Bonn Notes
On 28 May, 2015, members of the GAAS's Electronic Publishing and Digital Scholarship Initiative (EPDSI) convened a roundtable as part of the association's sixty-second annual conference in Bonn. The roundtable was attended by approximately fifteen American studies scholars and facilitated a lively exchange about the current state of digital humanities in (German) American studies.
Digital American Studies?
In a first round of exchange, participants discussed digital humanities projects in German American studies, a conversation that resulted in two observations: 1) There currently is very little information on (and hardly any exchange among) digital humanities projects in German American studies. 2) More fundamentally, it seems that many DH projects currently are pursued by German studies programs (in Germany) and by English studies departments (in anglophone contexts).
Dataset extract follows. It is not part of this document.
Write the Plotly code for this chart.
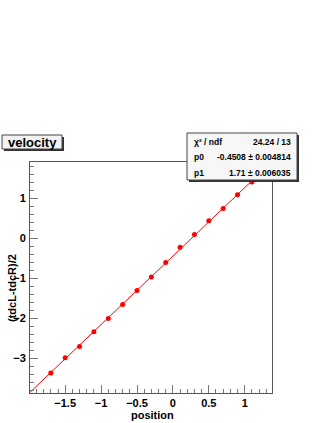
import plotly.graph_objects as go

# ========== DATA ==========
position = [-1.7, -1.5, -1.3, -1.1, -0.9, -0.7, -0.5, -0.3, -0.1, 0.1, 0.3, 0.5, 0.7, 0.9, 1.1]
half_diff = [-3.37, -2.99, -2.71, -2.34, -2.01, -1.66, -1.31, -0.97, -0.61, -0.23, 0.09, 0.43, 0.74, 1.08, 1.40]

p0, p0_err = -0.4508, 0.004814
p1, p1_err = 1.71, 0.006035
chi2, ndf = 24.24, 13

x_range = [-1.99, 1.38]
y_range = [-3.87, 1.9]

# ========== LAYOUT IN PIXELS ==========
L, R, T, B = 30, 272, 162, 393
W, H = R - L, B - T


def px(x):
    return (x - L) / W


def py(y):
    return (B - y) / H


FONT = "Liberation Sans"
fig = go.Figure()

# fit line from the fit parameters
fit_x = [x_range[0], x_range[1]]
fit_y = [p0 + p1 * v for v in fit_x]
fig.add_trace(go.Scatter(x=fit_x, y=fit_y, mode="lines",
                         line=dict(color="red", width=1), hoverinfo="skip"))
fig.add_trace(go.Scatter(x=position, y=half_diff, mode="markers",
                         marker=dict(color="red", size=5)))

axis_common = dict(showline=True, mirror=True, linecolor="#555555", linewidth=1,
                   showgrid=False, zeroline=False, ticks="inside", ticklen=8,
                   tickcolor="#777777", tickwidth=1, automargin=False,
                   tickfont=dict(family=FONT, size=11, color="black", weight="bold"))

fig.update_xaxes(range=x_range, dtick=0.5, tick0=0,
                 minor=dict(dtick=0.1, ticklen=4, ticks="inside", tickcolor="#777777"),
                 ticklabelstandoff=0, **axis_common)
fig.update_yaxes(range=y_range, dtick=1, tick0=0,
                 minor=dict(dtick=0.2, ticklen=4, ticks="inside", tickcolor="#777777"),
                 ticklabelstandoff=1, **axis_common)

shapes = []
annotations = []

# title box
shapes.append(dict(type="rect", xref="paper", yref="paper", x0=px(4), x1=px(64), y0=py(137), y1=py(151),
                   fillcolor="#333333", line=dict(width=0), layer="above"))
shapes.append(dict(type="rect", xref="paper", yref="paper", x0=px(2), x1=px(62), y0=py(135), y1=py(149),
                   fillcolor="#f2f2f2", line=dict(color="#444444", width=1), layer="above"))
annotations.append(dict(xref="paper", yref="paper", x=px(32), y=py(142), text="velocity",
                        showarrow=False, xanchor="center", yanchor="middle",
                        font=dict(family=FONT, size=13, color="black", weight="bold")))

# stats box
shapes.append(dict(type="rect", xref="paper", yref="paper", x0=px(189), x1=px(299), y0=py(135), y1=py(182),
                   fillcolor="#333333", line=dict(width=0), layer="above"))
shapes.append(dict(type="rect", xref="paper", yref="paper", x0=px(187), x1=px(297), y0=py(133), y1=py(180),
                   fillcolor="#f7f7f7", line=dict(color="#444444", width=1), layer="above"))

rows = [("χ² / ndf", f"{chi2:.2f} / {ndf}"),
        ("p0", f"{p0:.4f} ± {p0_err}"),
        ("p1", f"{p1:.2f} ± {p1_err}")]
row_y = [142, 157, 173]
for (lab, val), yy in zip(rows, row_y):
    annotations.append(dict(xref="paper", yref="paper", x=px(192), y=py(yy), text=lab,
                            showarrow=False, xanchor="left", yanchor="middle",
                            font=dict(family=FONT, size=8.5, color="black", weight="bold")))
    annotations.append(dict(xref="paper", yref="paper", x=px(293), y=py(yy), text=val,
                            showarrow=False, xanchor="right", yanchor="middle",
                            font=dict(family=FONT, size=8.5, color="black", weight="bold")))

# axis titles
annotations.append(dict(xref="paper", yref="paper", x=px(152), y=py(415), text="position",
                        showarrow=False, xanchor="center", yanchor="middle",
                        font=dict(family=FONT, size=11, color="black", weight="bold")))
annotations.append(dict(xref="paper", yref="paper", x=px(12), y=py(288), text="(tdcL-tdcR)/2",
                        showarrow=False, xanchor="center", yanchor="middle", textangle=-90,
                        font=dict(family=FONT, size=11, color="black", weight="bold")))

fig.update_layout(width=327, height=423, showlegend=False,
                  margin=dict(l=L, r=327 - R, t=T, b=423 - B, autoexpand=False),
                  paper_bgcolor="white", plot_bgcolor="white",
                  shapes=shapes, annotations=annotations)

# page body has a default 8px margin; drop it so the figure sits at the window corner
fig.write_html("out.html", config={"displayModeBar": False},
               post_script="document.body.style.margin='0';")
If DH continues to be as dynamic (and as attractive to funding) as it currently is, the lack of American studies-oriented DH work will not only hurt American studies in disciplinary competition; it also means that many of the academic (and political) goals of American studies are lost to DH scholarship. Indeed, participants pointed out, many DH projects seem to show a noticeable bias to conventional canons and to conservative scholarly positions.
Over the course of the discussion, participants identified a range of areas requiring further attention and decided to open up the EPDSI to matters of digital scholarship more generally. This resulted in a name change to Digital American Studies Initiative (DASI) and in a set of notes that now form the centerpiece of DASI’s mission statement.